▶ **Data section**
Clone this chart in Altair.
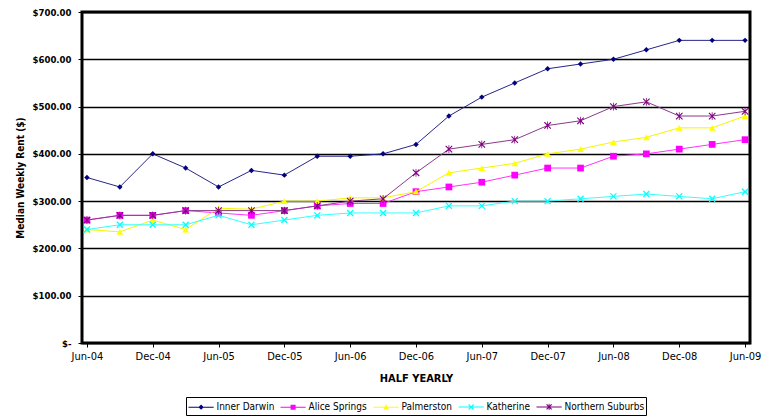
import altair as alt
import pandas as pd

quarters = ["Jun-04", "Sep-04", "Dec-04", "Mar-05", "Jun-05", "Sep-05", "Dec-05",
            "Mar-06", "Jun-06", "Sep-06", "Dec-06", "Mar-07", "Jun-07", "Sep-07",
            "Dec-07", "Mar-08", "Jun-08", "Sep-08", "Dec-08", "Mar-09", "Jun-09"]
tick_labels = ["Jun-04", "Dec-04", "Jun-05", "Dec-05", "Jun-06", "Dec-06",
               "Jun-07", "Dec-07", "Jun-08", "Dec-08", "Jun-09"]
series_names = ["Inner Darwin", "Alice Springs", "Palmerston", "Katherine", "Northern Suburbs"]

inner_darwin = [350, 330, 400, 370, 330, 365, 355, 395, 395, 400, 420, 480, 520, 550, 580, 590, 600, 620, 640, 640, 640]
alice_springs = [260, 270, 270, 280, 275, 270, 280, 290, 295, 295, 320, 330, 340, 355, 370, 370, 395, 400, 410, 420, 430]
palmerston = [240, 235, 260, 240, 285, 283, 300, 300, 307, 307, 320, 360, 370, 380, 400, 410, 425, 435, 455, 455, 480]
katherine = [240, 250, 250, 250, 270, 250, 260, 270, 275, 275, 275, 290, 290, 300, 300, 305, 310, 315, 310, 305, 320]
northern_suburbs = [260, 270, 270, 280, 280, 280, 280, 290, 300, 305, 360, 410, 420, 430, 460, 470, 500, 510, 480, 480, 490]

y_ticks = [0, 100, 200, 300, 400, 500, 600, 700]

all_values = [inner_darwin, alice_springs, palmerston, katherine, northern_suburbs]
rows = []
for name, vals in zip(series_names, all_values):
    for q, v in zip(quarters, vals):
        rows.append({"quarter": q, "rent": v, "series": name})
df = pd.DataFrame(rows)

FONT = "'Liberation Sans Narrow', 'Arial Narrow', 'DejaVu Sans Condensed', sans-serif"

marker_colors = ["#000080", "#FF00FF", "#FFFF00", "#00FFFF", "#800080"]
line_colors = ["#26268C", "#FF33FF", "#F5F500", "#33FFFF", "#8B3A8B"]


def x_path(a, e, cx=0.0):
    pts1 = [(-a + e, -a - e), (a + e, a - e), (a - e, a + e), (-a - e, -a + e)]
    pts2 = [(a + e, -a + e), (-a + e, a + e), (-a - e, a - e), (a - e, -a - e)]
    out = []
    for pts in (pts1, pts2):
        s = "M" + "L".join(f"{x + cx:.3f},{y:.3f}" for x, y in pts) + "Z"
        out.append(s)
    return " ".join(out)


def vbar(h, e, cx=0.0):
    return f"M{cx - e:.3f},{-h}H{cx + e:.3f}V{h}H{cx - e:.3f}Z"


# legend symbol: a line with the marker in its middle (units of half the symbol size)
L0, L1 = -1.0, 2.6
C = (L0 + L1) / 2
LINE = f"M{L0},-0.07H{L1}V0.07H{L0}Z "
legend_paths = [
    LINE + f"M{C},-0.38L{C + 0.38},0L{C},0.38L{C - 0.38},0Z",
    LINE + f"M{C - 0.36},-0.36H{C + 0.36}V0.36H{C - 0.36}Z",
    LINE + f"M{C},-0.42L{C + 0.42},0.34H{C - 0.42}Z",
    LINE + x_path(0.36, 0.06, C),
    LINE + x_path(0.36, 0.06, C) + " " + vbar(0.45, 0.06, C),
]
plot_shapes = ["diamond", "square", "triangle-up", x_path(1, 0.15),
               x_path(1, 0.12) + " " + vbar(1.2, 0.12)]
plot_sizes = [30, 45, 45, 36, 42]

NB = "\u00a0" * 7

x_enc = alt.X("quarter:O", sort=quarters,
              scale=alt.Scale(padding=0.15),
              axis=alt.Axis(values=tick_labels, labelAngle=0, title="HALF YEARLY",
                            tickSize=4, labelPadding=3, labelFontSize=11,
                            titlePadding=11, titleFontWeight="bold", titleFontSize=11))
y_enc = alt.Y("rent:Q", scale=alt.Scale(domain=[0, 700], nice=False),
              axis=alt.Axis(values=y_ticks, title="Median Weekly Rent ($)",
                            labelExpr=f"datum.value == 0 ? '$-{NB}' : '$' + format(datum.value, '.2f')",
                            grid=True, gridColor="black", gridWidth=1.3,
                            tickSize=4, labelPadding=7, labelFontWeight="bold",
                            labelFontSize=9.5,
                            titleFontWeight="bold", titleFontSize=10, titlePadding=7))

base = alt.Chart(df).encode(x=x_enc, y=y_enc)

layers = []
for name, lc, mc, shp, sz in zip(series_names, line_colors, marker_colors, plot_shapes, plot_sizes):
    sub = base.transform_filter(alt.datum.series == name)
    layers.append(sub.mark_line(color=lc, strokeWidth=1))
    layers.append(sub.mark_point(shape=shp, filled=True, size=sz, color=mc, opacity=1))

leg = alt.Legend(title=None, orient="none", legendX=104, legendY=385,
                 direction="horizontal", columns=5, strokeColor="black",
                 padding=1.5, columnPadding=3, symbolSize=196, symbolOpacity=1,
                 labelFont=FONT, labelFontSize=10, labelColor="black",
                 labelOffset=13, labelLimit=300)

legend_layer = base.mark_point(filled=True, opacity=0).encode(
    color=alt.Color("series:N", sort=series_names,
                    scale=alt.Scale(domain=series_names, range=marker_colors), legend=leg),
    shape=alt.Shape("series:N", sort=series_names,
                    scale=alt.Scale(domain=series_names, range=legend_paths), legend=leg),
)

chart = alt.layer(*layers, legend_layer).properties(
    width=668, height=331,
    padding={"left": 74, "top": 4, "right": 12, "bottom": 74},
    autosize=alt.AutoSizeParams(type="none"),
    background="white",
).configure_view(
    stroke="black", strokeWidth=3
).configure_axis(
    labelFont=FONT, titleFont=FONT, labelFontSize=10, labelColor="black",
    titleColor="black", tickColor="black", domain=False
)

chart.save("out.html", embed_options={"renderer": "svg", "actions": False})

▶ **Problem to solve**
Repeat the listing above exactly, with no pictures.

▶ **Answer for the task**
Clone this chart in Altair.
import altair as alt
import pandas as pd

quarters = ["Jun-04", "Sep-04", "Dec-04", "Mar-05", "Jun-05", "Sep-05", "Dec-05",
            "Mar-06", "Jun-06", "Sep-06", "Dec-06", "Mar-07", "Jun-07", "Sep-07",
            "Dec-07", "Mar-08", "Jun-08", "Sep-08", "Dec-08", "Mar-09", "Jun-09"]
tick_labels = ["Jun-04", "Dec-04", "Jun-05", "Dec-05", "Jun-06", "Dec-06",
               "Jun-07", "Dec-07", "Jun-08", "Dec-08", "Jun-09"]
series_names = ["Inner Darwin", "Alice Springs", "Palmerston", "Katherine", "Northern Suburbs"]

inner_darwin = [350, 330, 400, 370, 330, 365, 355, 395, 395, 400, 420, 480, 520, 550, 580, 590, 600, 620, 640, 640, 640]
alice_springs = [260, 270, 270, 280, 275, 270, 280, 290, 295, 295, 320, 330, 340, 355, 370, 370, 395, 400, 410, 420, 430]
palmerston = [240, 235, 260, 240, 285, 283, 300, 300, 307, 307, 320, 360, 370, 380, 400, 410, 425, 435, 455, 455, 480]
katherine = [240, 250, 250, 250, 270, 250, 260, 270, 275, 275, 275, 290, 290, 300, 300, 305, 310, 315, 310, 305, 320]
northern_suburbs = [260, 270, 270, 280, 280, 280, 280, 290, 300, 305, 360, 410, 420, 430, 460, 470, 500, 510, 480, 480, 490]

y_ticks = [0, 100, 200, 300, 400, 500, 600, 700]

all_values = [inner_darwin, alice_springs, palmerston, katherine, northern_suburbs]
rows = []
for name, vals in zip(series_names, all_values):
    for q, v in zip(quarters, vals):
        rows.append({"quarter": q, "rent": v, "series": name})
df = pd.DataFrame(rows)

FONT = "'Liberation Sans Narrow', 'Arial Narrow', 'DejaVu Sans Condensed', sans-serif"

marker_colors = ["#000080", "#FF00FF", "#FFFF00", "#00FFFF", "#800080"]
line_colors = ["#26268C", "#FF33FF", "#F5F500", "#33FFFF", "#8B3A8B"]


def x_path(a, e, cx=0.0):
    pts1 = [(-a + e, -a - e), (a + e, a - e), (a - e, a + e), (-a - e, -a + e)]
    pts2 = [(a + e, -a + e), (-a + e, a + e), (-a - e, a - e), (a - e, -a - e)]
    out = []
    for pts in (pts1, pts2):
        s = "M" + "L".join(f"{x + cx:.3f},{y:.3f}" for x, y in pts) + "Z"
        out.append(s)
    return " ".join(out)


def vbar(h, e, cx=0.0):
    return f"M{cx - e:.3f},{-h}H{cx + e:.3f}V{h}H{cx - e:.3f}Z"


# legend symbol: a line with the marker in its middle (units of half the symbol size)
L0, L1 = -1.0, 2.6
C = (L0 + L1) / 2
LINE = f"M{L0},-0.07H{L1}V0.07H{L0}Z "
legend_paths = [
    LINE + f"M{C},-0.38L{C + 0.38},0L{C},0.38L{C - 0.38},0Z",
    LINE + f"M{C - 0.36},-0.36H{C + 0.36}V0.36H{C - 0.36}Z",
    LINE + f"M{C},-0.42L{C + 0.42},0.34H{C - 0.42}Z",
    LINE + x_path(0.36, 0.06, C),
    LINE + x_path(0.36, 0.06, C) + " " + vbar(0.45, 0.06, C),
]
plot_shapes = ["diamond", "square", "triangle-up", x_path(1, 0.15),
               x_path(1, 0.12) + " " + vbar(1.2, 0.12)]
plot_sizes = [30, 45, 45, 36, 42]

NB = "\u00a0" * 7

x_enc = alt.X("quarter:O", sort=quarters,
              scale=alt.Scale(padding=0.15),
              axis=alt.Axis(values=tick_labels, labelAngle=0, title="HALF YEARLY",
                            tickSize=4, labelPadding=3, labelFontSize=11,
                            titlePadding=11, titleFontWeight="bold", titleFontSize=11))
y_enc = alt.Y("rent:Q", scale=alt.Scale(domain=[0, 700], nice=False),
              axis=alt.Axis(values=y_ticks, title="Median Weekly Rent ($)",
                            labelExpr=f"datum.value == 0 ? '$-{NB}' : '$' + format(datum.value, '.2f')",
                            grid=True, gridColor="black", gridWidth=1.3,
                            tickSize=4, labelPadding=7, labelFontWeight="bold",
                            labelFontSize=9.5,
                            titleFontWeight="bold", titleFontSize=10, titlePadding=7))

base = alt.Chart(df).encode(x=x_enc, y=y_enc)

layers = []
for name, lc, mc, shp, sz in zip(series_names, line_colors, marker_colors, plot_shapes, plot_sizes):
    sub = base.transform_filter(alt.datum.series == name)
    layers.append(sub.mark_line(color=lc, strokeWidth=1))
    layers.append(sub.mark_point(shape=shp, filled=True, size=sz, color=mc, opacity=1))

leg = alt.Legend(title=None, orient="none", legendX=104, legendY=385,
                 direction="horizontal", columns=5, strokeColor="black",
                 padding=1.5, columnPadding=3, symbolSize=196, symbolOpacity=1,
                 labelFont=FONT, labelFontSize=10, labelColor="black",
                 labelOffset=13, labelLimit=300)

legend_layer = base.mark_point(filled=True, opacity=0).encode(
    color=alt.Color("series:N", sort=series_names,
                    scale=alt.Scale(domain=series_names, range=marker_colors), legend=leg),
    shape=alt.Shape("series:N", sort=series_names,
                    scale=alt.Scale(domain=series_names, range=legend_paths), legend=leg),
)

chart = alt.layer(*layers, legend_layer).properties(
    width=668, height=331,
    padding={"left": 74, "top": 4, "right": 12, "bottom": 74},
    autosize=alt.AutoSizeParams(type="none"),
    background="white",
).configure_view(
    stroke="black", strokeWidth=3
).configure_axis(
    labelFont=FONT, titleFont=FONT, labelFontSize=10, labelColor="black",
    titleColor="black", tickColor="black", domain=False
)

chart.save("out.html", embed_options={"renderer": "svg", "actions": False})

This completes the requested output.